• _Directions_
Extract each line of the material that follows exactly and omit its pictures.
--- Dataset extract ---
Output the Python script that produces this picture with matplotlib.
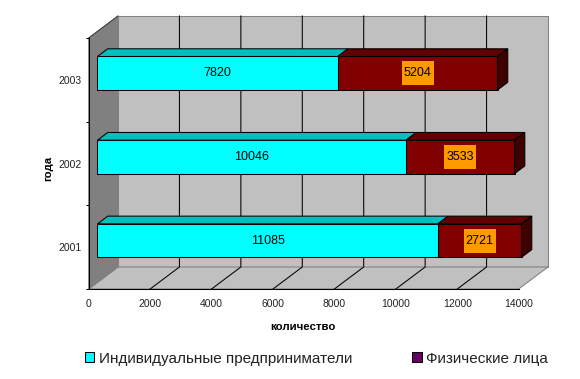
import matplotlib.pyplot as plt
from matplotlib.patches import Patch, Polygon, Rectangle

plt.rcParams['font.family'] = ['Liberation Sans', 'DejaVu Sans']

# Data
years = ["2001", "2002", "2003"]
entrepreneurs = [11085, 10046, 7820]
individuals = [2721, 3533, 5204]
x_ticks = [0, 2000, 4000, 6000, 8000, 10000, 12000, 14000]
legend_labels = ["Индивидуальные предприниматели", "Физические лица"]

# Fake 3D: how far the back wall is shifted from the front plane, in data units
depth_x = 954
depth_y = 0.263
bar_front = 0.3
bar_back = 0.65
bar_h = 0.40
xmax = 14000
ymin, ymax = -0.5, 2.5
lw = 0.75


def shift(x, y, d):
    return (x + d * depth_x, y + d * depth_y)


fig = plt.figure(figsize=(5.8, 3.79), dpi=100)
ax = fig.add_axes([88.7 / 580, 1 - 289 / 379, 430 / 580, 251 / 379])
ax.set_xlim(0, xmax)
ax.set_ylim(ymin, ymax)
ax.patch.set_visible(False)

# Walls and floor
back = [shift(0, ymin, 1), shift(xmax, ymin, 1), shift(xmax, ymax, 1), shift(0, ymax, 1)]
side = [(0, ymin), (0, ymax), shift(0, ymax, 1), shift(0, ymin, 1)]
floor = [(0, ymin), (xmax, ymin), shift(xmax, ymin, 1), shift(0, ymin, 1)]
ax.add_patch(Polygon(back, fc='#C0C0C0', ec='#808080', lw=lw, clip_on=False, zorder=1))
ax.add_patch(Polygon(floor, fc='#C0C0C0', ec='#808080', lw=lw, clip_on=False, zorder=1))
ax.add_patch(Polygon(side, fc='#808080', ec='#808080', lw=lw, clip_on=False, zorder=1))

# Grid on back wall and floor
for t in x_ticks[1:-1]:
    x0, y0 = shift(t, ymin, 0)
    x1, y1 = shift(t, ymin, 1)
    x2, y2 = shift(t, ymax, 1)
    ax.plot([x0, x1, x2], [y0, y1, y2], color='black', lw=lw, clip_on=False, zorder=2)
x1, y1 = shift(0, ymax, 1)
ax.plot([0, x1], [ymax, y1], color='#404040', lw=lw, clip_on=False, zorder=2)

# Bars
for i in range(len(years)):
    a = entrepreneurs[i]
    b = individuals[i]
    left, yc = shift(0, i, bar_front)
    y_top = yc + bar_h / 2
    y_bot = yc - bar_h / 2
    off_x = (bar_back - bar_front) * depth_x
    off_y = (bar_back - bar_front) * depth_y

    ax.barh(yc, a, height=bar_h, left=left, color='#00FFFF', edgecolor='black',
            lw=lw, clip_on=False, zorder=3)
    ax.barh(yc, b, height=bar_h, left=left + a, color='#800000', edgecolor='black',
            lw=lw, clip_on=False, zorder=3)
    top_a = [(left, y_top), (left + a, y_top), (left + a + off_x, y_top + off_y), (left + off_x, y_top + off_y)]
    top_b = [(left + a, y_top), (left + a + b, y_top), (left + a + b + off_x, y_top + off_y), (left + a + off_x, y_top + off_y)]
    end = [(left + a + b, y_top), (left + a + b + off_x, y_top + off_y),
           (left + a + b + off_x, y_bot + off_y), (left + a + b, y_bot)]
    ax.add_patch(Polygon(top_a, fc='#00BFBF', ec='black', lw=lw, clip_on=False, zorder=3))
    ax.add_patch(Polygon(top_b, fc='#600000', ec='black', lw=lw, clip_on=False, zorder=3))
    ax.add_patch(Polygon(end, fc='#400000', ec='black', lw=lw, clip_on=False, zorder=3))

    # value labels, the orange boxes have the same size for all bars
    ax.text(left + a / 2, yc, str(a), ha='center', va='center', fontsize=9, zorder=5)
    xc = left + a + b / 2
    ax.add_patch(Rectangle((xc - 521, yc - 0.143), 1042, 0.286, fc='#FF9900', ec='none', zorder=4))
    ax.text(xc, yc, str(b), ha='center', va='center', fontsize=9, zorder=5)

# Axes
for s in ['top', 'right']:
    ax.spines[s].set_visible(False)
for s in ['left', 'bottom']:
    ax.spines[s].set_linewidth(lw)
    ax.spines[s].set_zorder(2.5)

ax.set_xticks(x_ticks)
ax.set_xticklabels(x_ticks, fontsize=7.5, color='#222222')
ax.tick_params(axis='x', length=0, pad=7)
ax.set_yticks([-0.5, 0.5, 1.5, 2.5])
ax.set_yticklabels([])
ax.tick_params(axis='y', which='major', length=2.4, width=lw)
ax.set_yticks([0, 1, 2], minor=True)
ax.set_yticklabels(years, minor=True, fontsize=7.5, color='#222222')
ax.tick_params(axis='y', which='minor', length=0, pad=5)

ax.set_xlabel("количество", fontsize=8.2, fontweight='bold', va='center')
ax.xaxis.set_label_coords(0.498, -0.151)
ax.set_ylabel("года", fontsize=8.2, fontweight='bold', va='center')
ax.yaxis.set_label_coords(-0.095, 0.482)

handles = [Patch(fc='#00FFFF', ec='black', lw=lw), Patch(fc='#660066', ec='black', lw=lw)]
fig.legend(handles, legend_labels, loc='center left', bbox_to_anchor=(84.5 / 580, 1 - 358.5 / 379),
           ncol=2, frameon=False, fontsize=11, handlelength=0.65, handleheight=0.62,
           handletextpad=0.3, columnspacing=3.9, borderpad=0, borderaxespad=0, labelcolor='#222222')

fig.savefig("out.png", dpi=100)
---
• _Solution_
Output the Python script that produces this picture with matplotlib.
import matplotlib.pyplot as plt
from matplotlib.patches import Patch, Polygon, Rectangle

plt.rcParams['font.family'] = ['Liberation Sans', 'DejaVu Sans']

# Data
years = ["2001", "2002", "2003"]
entrepreneurs = [11085, 10046, 7820]
individuals = [2721, 3533, 5204]
x_ticks = [0, 2000, 4000, 6000, 8000, 10000, 12000, 14000]
legend_labels = ["Индивидуальные предприниматели", "Физические лица"]

# Fake 3D: how far the back wall is shifted from the front plane, in data units
depth_x = 954
depth_y = 0.263
bar_front = 0.3
bar_back = 0.65
bar_h = 0.40
xmax = 14000
ymin, ymax = -0.5, 2.5
lw = 0.75


def shift(x, y, d):
    return (x + d * depth_x, y + d * depth_y)


fig = plt.figure(figsize=(5.8, 3.79), dpi=100)
ax = fig.add_axes([88.7 / 580, 1 - 289 / 379, 430 / 580, 251 / 379])
ax.set_xlim(0, xmax)
ax.set_ylim(ymin, ymax)
ax.patch.set_visible(False)

# Walls and floor
back = [shift(0, ymin, 1), shift(xmax, ymin, 1), shift(xmax, ymax, 1), shift(0, ymax, 1)]
side = [(0, ymin), (0, ymax), shift(0, ymax, 1), shift(0, ymin, 1)]
floor = [(0, ymin), (xmax, ymin), shift(xmax, ymin, 1), shift(0, ymin, 1)]
ax.add_patch(Polygon(back, fc='#C0C0C0', ec='#808080', lw=lw, clip_on=False, zorder=1))
ax.add_patch(Polygon(floor, fc='#C0C0C0', ec='#808080', lw=lw, clip_on=False, zorder=1))
ax.add_patch(Polygon(side, fc='#808080', ec='#808080', lw=lw, clip_on=False, zorder=1))

# Grid on back wall and floor
for t in x_ticks[1:-1]:
    x0, y0 = shift(t, ymin, 0)
    x1, y1 = shift(t, ymin, 1)
    x2, y2 = shift(t, ymax, 1)
    ax.plot([x0, x1, x2], [y0, y1, y2], color='black', lw=lw, clip_on=False, zorder=2)
x1, y1 = shift(0, ymax, 1)
ax.plot([0, x1], [ymax, y1], color='#404040', lw=lw, clip_on=False, zorder=2)

# Bars
for i in range(len(years)):
    a = entrepreneurs[i]
    b = individuals[i]
    left, yc = shift(0, i, bar_front)
    y_top = yc + bar_h / 2
    y_bot = yc - bar_h / 2
    off_x = (bar_back - bar_front) * depth_x
    off_y = (bar_back - bar_front) * depth_y

    ax.barh(yc, a, height=bar_h, left=left, color='#00FFFF', edgecolor='black',
            lw=lw, clip_on=False, zorder=3)
    ax.barh(yc, b, height=bar_h, left=left + a, color='#800000', edgecolor='black',
            lw=lw, clip_on=False, zorder=3)
    top_a = [(left, y_top), (left + a, y_top), (left + a + off_x, y_top + off_y), (left + off_x, y_top + off_y)]
    top_b = [(left + a, y_top), (left + a + b, y_top), (left + a + b + off_x, y_top + off_y), (left + a + off_x, y_top + off_y)]
    end = [(left + a + b, y_top), (left + a + b + off_x, y_top + off_y),
           (left + a + b + off_x, y_bot + off_y), (left + a + b, y_bot)]
    ax.add_patch(Polygon(top_a, fc='#00BFBF', ec='black', lw=lw, clip_on=False, zorder=3))
    ax.add_patch(Polygon(top_b, fc='#600000', ec='black', lw=lw, clip_on=False, zorder=3))
    ax.add_patch(Polygon(end, fc='#400000', ec='black', lw=lw, clip_on=False, zorder=3))

    # value labels, the orange boxes have the same size for all bars
    ax.text(left + a / 2, yc, str(a), ha='center', va='center', fontsize=9, zorder=5)
    xc = left + a + b / 2
    ax.add_patch(Rectangle((xc - 521, yc - 0.143), 1042, 0.286, fc='#FF9900', ec='none', zorder=4))
    ax.text(xc, yc, str(b), ha='center', va='center', fontsize=9, zorder=5)

# Axes
for s in ['top', 'right']:
    ax.spines[s].set_visible(False)
for s in ['left', 'bottom']:
    ax.spines[s].set_linewidth(lw)
    ax.spines[s].set_zorder(2.5)

ax.set_xticks(x_ticks)
ax.set_xticklabels(x_ticks, fontsize=7.5, color='#222222')
ax.tick_params(axis='x', length=0, pad=7)
ax.set_yticks([-0.5, 0.5, 1.5, 2.5])
ax.set_yticklabels([])
ax.tick_params(axis='y', which='major', length=2.4, width=lw)
ax.set_yticks([0, 1, 2], minor=True)
ax.set_yticklabels(years, minor=True, fontsize=7.5, color='#222222')
ax.tick_params(axis='y', which='minor', length=0, pad=5)

ax.set_xlabel("количество", fontsize=8.2, fontweight='bold', va='center')
ax.xaxis.set_label_coords(0.498, -0.151)
ax.set_ylabel("года", fontsize=8.2, fontweight='bold', va='center')
ax.yaxis.set_label_coords(-0.095, 0.482)

handles = [Patch(fc='#00FFFF', ec='black', lw=lw), Patch(fc='#660066', ec='black', lw=lw)]
fig.legend(handles, legend_labels, loc='center left', bbox_to_anchor=(84.5 / 580, 1 - 358.5 / 379),
           ncol=2, frameon=False, fontsize=11, handlelength=0.65, handleheight=0.62,
           handletextpad=0.3, columnspacing=3.9, borderpad=0, borderaxespad=0, labelcolor='#222222')

fig.savefig("out.png", dpi=100)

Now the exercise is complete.